HGX, a virtual-assets exchange, has graduated from the fintech sandbox of the Monetary Authority of Singapore. Its goal is to play in the emerging trend of tokenization as a licensed institution.
HGX accepts non-blockchain private asset listings as well, although its primary focus will be on digital assets transacted via blockchain.
The business model attempts to attract members, who in turn will source deals and investors, rather than for HGX to do this directly, says WIllie Chang, CEO.
HGX has a market operator license and is positioned to run a private market for accredited investors. “With the MAS license, all limits are off,” Chang said. “We can trade any approved product and accept any volumes.”
Member-led
The company has four shareholders, of which three are members, that is, licensed financial firms.
Prime Partners Corporate Finance is a boutique investment bank that specializes in helping small local companies list on Catalist, the second board of SGX.
Phillip Capital is a large domestic broker.
Fundnel is a Singaporean fintech that runs a platform to give investors access to private-market assets.
Zilliqa Research is a blockchain company and protocol that has recently been involved in issuing non-fungible tokens.
HGX is using the Zilliqa blockchain. Chang says it has the public, permissionless features of Ethereum, but it operates much faster and at lower transaction costs.
Ethereum is in a multi-year transition to “Ethereum 2.0” to address these issues, including a technical method called sharding, in which transactions are minted and validated by batching nodes (servers on the network) instead of each node having to perform every single transaction.
Zilliqa introduced sharding when its mainnet went live in 2019, bypassing some of the problems that Ethereum is trying to solve.
Product proliferation
Chang says HGX’s first products have been security tokens giving ownership to whisky, reflecting Fundnel’s access to alternative investments. Wine and physical artworks are in the pipeline.
But Chang acknowledges some ambivalence about this start: “Whisky casks have brought us momentum, but I want HGX to be known as a broad marketplace, not a niche platform.”
HGX also plans to list tokens representing economic interest in stocks of well-known, privately traded tech names such as Grab and Goto. Chang says a token representing an ESG fund is also in the works.
These efforts reflect similar efforts among other digital-asset exchanges looking to sponsor regulated securities tokens, not least DBS Digital Exchange, as well as other Singaporean platforms such as ADDX (formerly known as iSTOX) and CapBridge’s OneExchange.
What Chang says sets HGX apart is its membership model, which is based on how traditional stock exchanges operate, with licensed broker-dealers buying seats and trading on behalf of their customers. An individual can’t trade directly on NYSE, but she can through her brokerage account.
In contrast, several digital-asset exchanges are launching as end-to-end businesses that do their own marketing and pitch asset owners to tokenize with them, as well as attempting to create a secondary market. HGX has the same needs but it is relying on its members to do this, rather than the platform’s management.

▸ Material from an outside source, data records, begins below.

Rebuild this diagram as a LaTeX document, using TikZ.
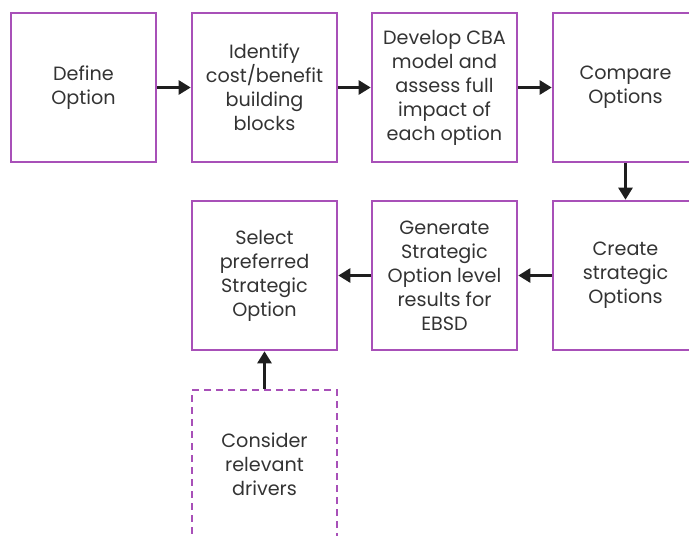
\documentclass[tikz,border=0pt]{standalone}
\usepackage{fontspec}
\setmainfont{Poppins}
\usetikzlibrary{arrows.meta}
\definecolor{boxpurple}{RGB}{168,80,184}
\definecolor{txt}{RGB}{51,51,51}
\definecolor{arr}{RGB}{30,30,30}
\tikzset{
  stepbox/.style={draw=boxpurple, line width=1.6pt, minimum width=145pt, minimum height=149pt,
    align=center, text=txt, font=\fontsize{19.2}{24}\selectfont, inner sep=0pt},
  dashbox/.style={stepbox, dash pattern=on 7pt off 5pt},
  flow/.style={draw=arr, line width=2.6pt, -{Triangle[length=12pt,width=14pt]}, shorten >=0.5pt}
}
\begin{document}
\begin{tikzpicture}[x=1pt,y=-1pt]
\useasboundingbox (0,0) rectangle (689,536);
\clip (0,0) rectangle (689,536);
\node[stepbox] (b1) at (83.5,87.5) {Define\\Option};
\node[stepbox] (b2) at (264.5,87.5) {Identify\\cost/benefit\\building\\blocks};
\node[stepbox] (b3) at (444.5,87.5) {Develop CBA\\model and\\assess full\\impact of\\each option};
\node[stepbox] (b4) at (625.5,87.5) {Compare\\Options};
\node[stepbox] (b5) at (264.5,275.5) {Select\\preferred\\Strategic\\Option};
\node[stepbox] (b6) at (444.5,275.5) {Generate\\Strategic\\Option level\\results for\\EBSD};
\node[stepbox] (b7) at (625.5,275.5) {Create\\strategic\\Options};
\node[dashbox] (b8) at (264.5,464.5) {Consider\\relevant\\drivers};
\draw[flow] (b1) -- (b2);
\draw[flow] (b2) -- (b3);
\draw[flow] (b3) -- (b4);
\draw[flow] (b4) -- (b7);
\draw[flow] (b7) -- (b6);
\draw[flow] (b6) -- (b5);
\draw[flow] (b8) -- (b5);
\end{tikzpicture}
\end{document}
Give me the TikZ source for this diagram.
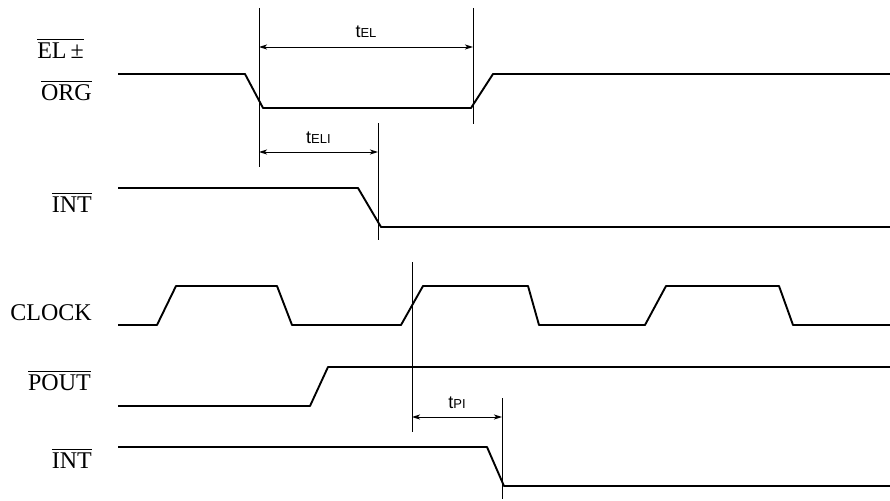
\documentclass[tikz,border=0pt]{standalone}
\usepackage{fontspec}
\setmainfont{Liberation Serif}
\setsansfont{Liberation Sans}
\usetikzlibrary{arrows.meta}
\tikzset{
  wave/.style={line width=1.9pt, line join=round},
  guide/.style={line width=0.9pt},
  dimline/.style={line width=0.9pt, {Stealth[length=8pt,width=5pt,inset=2pt]}-{Stealth[length=8pt,width=5pt,inset=2pt]}},
  siglabel/.style={anchor=east, inner sep=0pt, font=\fontsize{24}{28}\selectfont},
  tlabel/.style={inner sep=0pt, font=\sffamily\fontsize{18}{20}\selectfont}
}
\newcommand{\ovl}[1]{\vbox{\hrule height 1.2pt \kern 3pt \hbox{#1}}}
\newcommand{\tsub}[1]{t{\fontsize{13}{15}\selectfont #1}}
\begin{document}
\begin{tikzpicture}[x=1pt,y=-1pt]
\useasboundingbox (0,0) rectangle (890,500);
% signal names
\node[siglabel] (elpm) at (84,49) {\ovl{EL\,±}};
\node[siglabel] (org) at (92,91) {\ovl{ORG}};
\node[siglabel] (inta) at (92,203) {\ovl{INT}};
\node[siglabel] (clock) at (92,313) {CLOCK};
\node[siglabel] (pout) at (91,381) {\ovl{POUT}};
\node[siglabel] (intb) at (92,459) {\ovl{INT}};
% waveforms
\draw[wave] (118,74) -- (245,74) -- (263,108) -- (471,108) -- (493,74) -- (890,74);
\draw[wave] (118,188) -- (358,188) -- (381,227) -- (890,227);
\draw[wave] (118,325) -- (157,325) -- (176,286) -- (277,286) -- (292,325)
  -- (401,325) -- (423,286) -- (528,286) -- (539,325)
  -- (645,325) -- (666,286) -- (779,286) -- (793,325) -- (890,325);
\draw[wave] (118,406) -- (310,406) -- (328,367) -- (890,367);
\draw[wave] (118,447) -- (487,447) -- (504,486) -- (890,486);
% reference lines
\coordinate (elT) at (259,8);   \coordinate (elB) at (259,167);
\coordinate (eeT) at (473,8);   \coordinate (eeB) at (473,124);
\coordinate (iaT) at (378,123); \coordinate (iaB) at (378,240);
\coordinate (ckT) at (412,262); \coordinate (ckB) at (412,432);
\coordinate (ibT) at (502,398); \coordinate (ibB) at (502,499);
\draw[guide] (elT) -- (elB);
\draw[guide] (eeT) -- (eeB);
\draw[guide] (iaT) -- (iaB);
\draw[guide] (ckT) -- (ckB);
\draw[guide] (ibT) -- (ibB);
% timings
\coordinate (tel1) at (259,47);  \coordinate (tel2) at (473,47);
\coordinate (teli1) at (259,152); \coordinate (teli2) at (378,152);
\coordinate (tpi1) at (412,417); \coordinate (tpi2) at (502,417);
\draw[dimline] (tel1) -- (tel2) node[tlabel, midway, above=9pt] (tel) {\tsub{EL}};
\draw[dimline] (teli1) -- (teli2) node[tlabel, midway, above=8pt] (teli) {\tsub{ELI}};
\draw[dimline] (tpi1) -- (tpi2) node[tlabel, midway, above=8pt] (tpi) {\tsub{PI}};
\end{tikzpicture}
\end{document}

Thus, it expects Prime Partners to bring its coterie of SME clients which are considering a Catalist listing, and either aren’t ready for a traditional IPO or would like a dual listing; on Fundnel for creating equities-like exposure to public stocks; and Phillip for kickstarting a secondary market.
Chang says monthly volumes now average $500,000 worth of trades per month. He hopes to hit monthly volumes of $1 million, although he didn’t provide a timeline, or explain what that amounts to in terms of turnover value. This depends on adding members, growing the eligible investor base, and adding more products – as well as ensuring Zilliqa’s technology layer is seamless, fast, and secure.